Climate change is a controversial world issue that has generated intense disagreements. N.C. State University’s Mike Walden considers some of the economic options for addressing it.
“This is a sticky issue. … It’s one that the … world has been dealing with for at least a decade, and … there are some options here. One, of course, would be prohibition. If we have fuels or commodities that … supposedly — and I’m … not an expert in this, but supposedly air quality is in climate change –one approach is to say, ‘Well, just ban them.’ Just say that we can’t burn this or … use that because it’s causing too much damage to the climate.
“Now the problem with that, of course, is — number one — there might be a major cost in shifting from one commodity or fuel to another. And secondly there may not be available substitutes.
“Second approach would be the price-tax approach. That is to say, allow … — if we stick with the fuels — those fuels that maybe cause climate change to continue to be used, but make the users pay for the potential damage through paying higher prices or … higher taxes on those fuels.

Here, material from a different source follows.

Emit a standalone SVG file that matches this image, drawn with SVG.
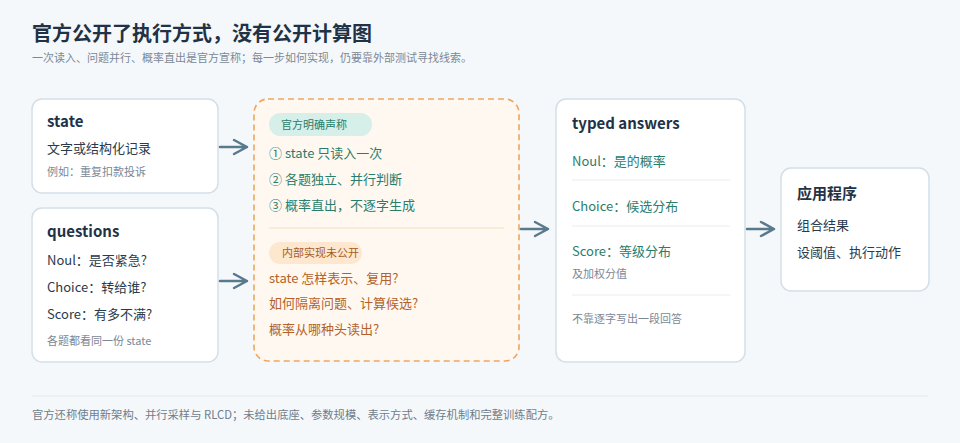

“Now one problem with that approach, of course, is calibrating — deciding what those prices or taxes ought to be.
“The third approach is the one I think everyone hopes will work, and that is new technology. And here what we want to do is encourage new technologies that will reduce the negative impacts — again to continue with the fuel example — from particular fuels. That’s a win-win for everyone, because we continue to use the fuel, yet it doesn’t hurt the climate for example.
“Problem here, of course, is finding those new technologies, and …. sometimes that can be very, very uncertain. So, this is … a big issue. It’s a big problem, and there are several approaches that policy makers should weigh and consider.”